:: STATED GOAL ::
Skip the pictures and extract all of the lines exactly as written.

:: EXTRACTED INFORMATION ::
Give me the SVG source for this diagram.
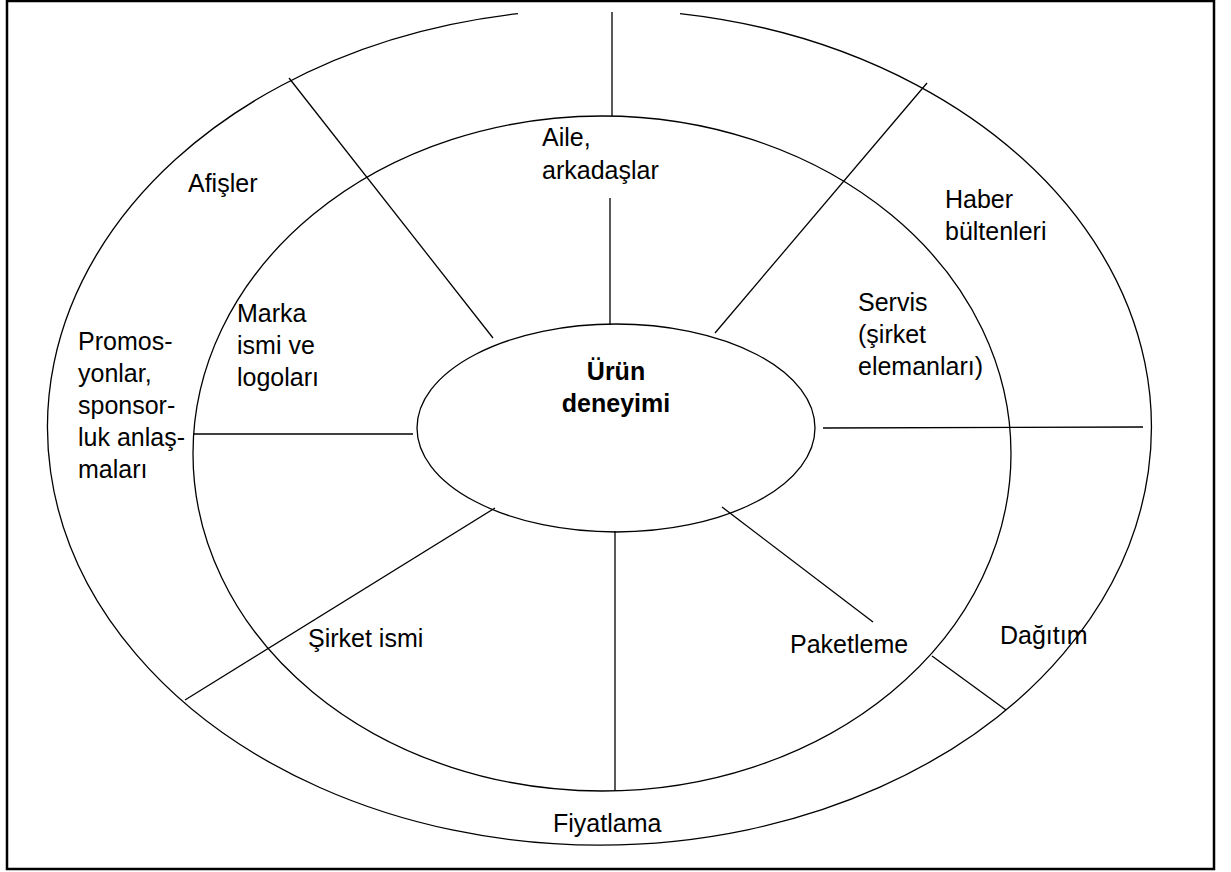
<svg xmlns="http://www.w3.org/2000/svg" width="1231" height="872" viewBox="0 0 1231 872">
  <style>
    .ring { fill: none; stroke: #000; stroke-width: 1.3; }
    .spoke { stroke: #000; stroke-width: 1.3; fill: none; }
    .lbl { font-family: "Liberation Sans", Arial, sans-serif; font-size: 25px; fill: #000; }
    .core { font-family: "Liberation Sans", Arial, sans-serif; font-size: 25px; font-weight: bold; fill: #000; text-anchor: middle; }
  </style>
  <rect x="0" y="0" width="1231" height="872" fill="#fff"/>
  <!-- page frame -->
  <rect x="7" y="1" width="1207" height="868" fill="none" stroke="#000" stroke-width="2.5"/>

  <!-- outer ring (open at the top) -->
  <g id="outer-ring">
    <path class="ring" d="M 680 13.6 A 552 418 0 1 1 518 13.7"/>
  </g>
  <!-- middle ring -->
  <g id="middle-ring">
    <ellipse class="ring" cx="602" cy="453.5" rx="409" ry="337.5"/>
  </g>

  <!-- spokes -->
  <g id="connectors">
    <line class="spoke" x1="612" y1="12" x2="612" y2="116"/>
    <line class="spoke" x1="289" y1="78" x2="493" y2="338"/>
    <line class="spoke" x1="610" y1="198" x2="610" y2="325"/>
    <line class="spoke" x1="927" y1="83" x2="715" y2="333"/>
    <line class="spoke" x1="193" y1="434" x2="413" y2="434"/>
    <line class="spoke" x1="823" y1="428" x2="1143" y2="427"/>
    <line class="spoke" x1="185" y1="700" x2="495" y2="508"/>
    <line class="spoke" x1="615" y1="531" x2="615" y2="791"/>
    <line class="spoke" x1="722" y1="507" x2="873" y2="622"/>
    <line class="spoke" x1="932" y1="656" x2="1006" y2="710"/>
  </g>

  <!-- centre -->
  <g id="urun-deneyimi">
    <ellipse class="ring" cx="616" cy="428" rx="199" ry="104" fill="#fff"/>
    <text class="core" x="616" y="380">Ürün</text>
    <text class="core" x="616" y="412">deneyimi</text>
  </g>

  <!-- middle ring labels -->
  <g id="aile">
    <text class="lbl" x="542" y="146">Aile,</text>
    <text class="lbl" x="542" y="179">arkadaşlar</text>
  </g>
  <g id="marka">
    <text class="lbl" x="237" y="322">Marka</text>
    <text class="lbl" x="237" y="354">ismi ve</text>
    <text class="lbl" x="237" y="386">logoları</text>
  </g>
  <g id="servis">
    <text class="lbl" x="858" y="311">Servis</text>
    <text class="lbl" x="858" y="343">(şirket</text>
    <text class="lbl" x="858" y="375">elemanları)</text>
  </g>
  <g id="sirket-ismi">
    <text class="lbl" x="308" y="647">Şirket ismi</text>
  </g>
  <g id="paketleme">
    <text class="lbl" x="790" y="653">Paketleme</text>
  </g>

  <!-- outer ring labels -->
  <g id="afisler">
    <text class="lbl" x="188" y="192">Afişler</text>
  </g>
  <g id="haber">
    <text class="lbl" x="945" y="208">Haber</text>
    <text class="lbl" x="945" y="240">bültenleri</text>
  </g>
  <g id="promosyonlar">
    <text class="lbl" x="78" y="350">Promos-</text>
    <text class="lbl" x="78" y="382">yonlar,</text>
    <text class="lbl" x="78" y="414">sponsor-</text>
    <text class="lbl" x="78" y="446">luk anlaş-</text>
    <text class="lbl" x="78" y="478">maları</text>
  </g>
  <g id="dagitim">
    <text class="lbl" x="1000" y="644">Dağıtım</text>
  </g>
  <g id="fiyatlama">
    <text class="lbl" x="553" y="832">Fiyatlama</text>
  </g>
</svg>
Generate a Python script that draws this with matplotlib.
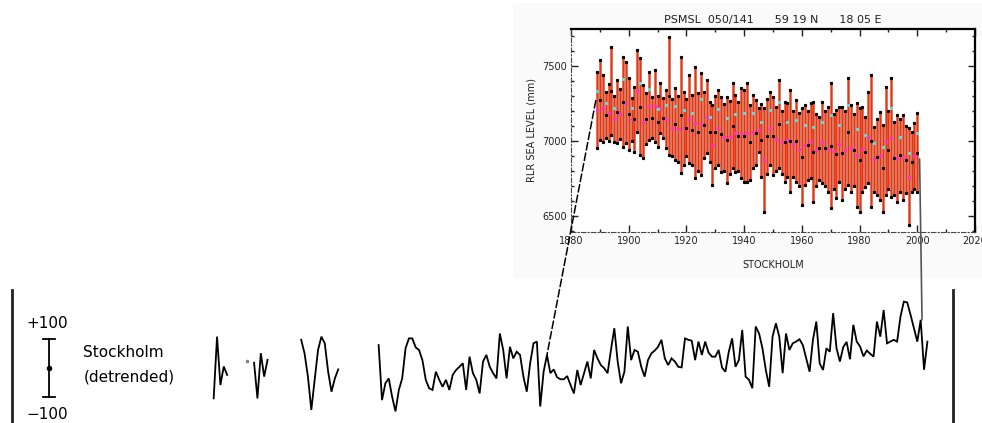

:: SOLVED EXERCISE ::
Give me the SVG source for this diagram.
<svg xmlns="http://www.w3.org/2000/svg" width="1231" height="872" viewBox="0 0 1231 872">
  <style>
    .ring { fill: none; stroke: #000; stroke-width: 1.3; }
    .spoke { stroke: #000; stroke-width: 1.3; fill: none; }
    .lbl { font-family: "Liberation Sans", Arial, sans-serif; font-size: 25px; fill: #000; }
    .core { font-family: "Liberation Sans", Arial, sans-serif; font-size: 25px; font-weight: bold; fill: #000; text-anchor: middle; }
  </style>
  <rect x="0" y="0" width="1231" height="872" fill="#fff"/>
  <!-- page frame -->
  <rect x="7" y="1" width="1207" height="868" fill="none" stroke="#000" stroke-width="2.5"/>

  <!-- outer ring (open at the top) -->
  <g id="outer-ring">
    <path class="ring" d="M 680 13.6 A 552 418 0 1 1 518 13.7"/>
  </g>
  <!-- middle ring -->
  <g id="middle-ring">
    <ellipse class="ring" cx="602" cy="453.5" rx="409" ry="337.5"/>
  </g>

  <!-- spokes -->
  <g id="connectors">
    <line class="spoke" x1="612" y1="12" x2="612" y2="116"/>
    <line class="spoke" x1="289" y1="78" x2="493" y2="338"/>
    <line class="spoke" x1="610" y1="198" x2="610" y2="325"/>
    <line class="spoke" x1="927" y1="83" x2="715" y2="333"/>
    <line class="spoke" x1="193" y1="434" x2="413" y2="434"/>
    <line class="spoke" x1="823" y1="428" x2="1143" y2="427"/>
    <line class="spoke" x1="185" y1="700" x2="495" y2="508"/>
    <line class="spoke" x1="615" y1="531" x2="615" y2="791"/>
    <line class="spoke" x1="722" y1="507" x2="873" y2="622"/>
    <line class="spoke" x1="932" y1="656" x2="1006" y2="710"/>
  </g>

  <!-- centre -->
  <g id="urun-deneyimi">
    <ellipse class="ring" cx="616" cy="428" rx="199" ry="104" fill="#fff"/>
    <text class="core" x="616" y="380">Ürün</text>
    <text class="core" x="616" y="412">deneyimi</text>
  </g>

  <!-- middle ring labels -->
  <g id="aile">
    <text class="lbl" x="542" y="146">Aile,</text>
    <text class="lbl" x="542" y="179">arkadaşlar</text>
  </g>
  <g id="marka">
    <text class="lbl" x="237" y="322">Marka</text>
    <text class="lbl" x="237" y="354">ismi ve</text>
    <text class="lbl" x="237" y="386">logoları</text>
  </g>
  <g id="servis">
    <text class="lbl" x="858" y="311">Servis</text>
    <text class="lbl" x="858" y="343">(şirket</text>
    <text class="lbl" x="858" y="375">elemanları)</text>
  </g>
  <g id="sirket-ismi">
    <text class="lbl" x="308" y="647">Şirket ismi</text>
  </g>
  <g id="paketleme">
    <text class="lbl" x="790" y="653">Paketleme</text>
  </g>

  <!-- outer ring labels -->
  <g id="afisler">
    <text class="lbl" x="188" y="192">Afişler</text>
  </g>
  <g id="haber">
    <text class="lbl" x="945" y="208">Haber</text>
    <text class="lbl" x="945" y="240">bültenleri</text>
  </g>
  <g id="promosyonlar">
    <text class="lbl" x="78" y="350">Promos-</text>
    <text class="lbl" x="78" y="382">yonlar,</text>
    <text class="lbl" x="78" y="414">sponsor-</text>
    <text class="lbl" x="78" y="446">luk anlaş-</text>
    <text class="lbl" x="78" y="478">maları</text>
  </g>
  <g id="dagitim">
    <text class="lbl" x="1000" y="644">Dağıtım</text>
  </g>
  <g id="fiyatlama">
    <text class="lbl" x="553" y="832">Fiyatlama</text>
  </g>
</svg>
Generate a Python script that draws this with matplotlib.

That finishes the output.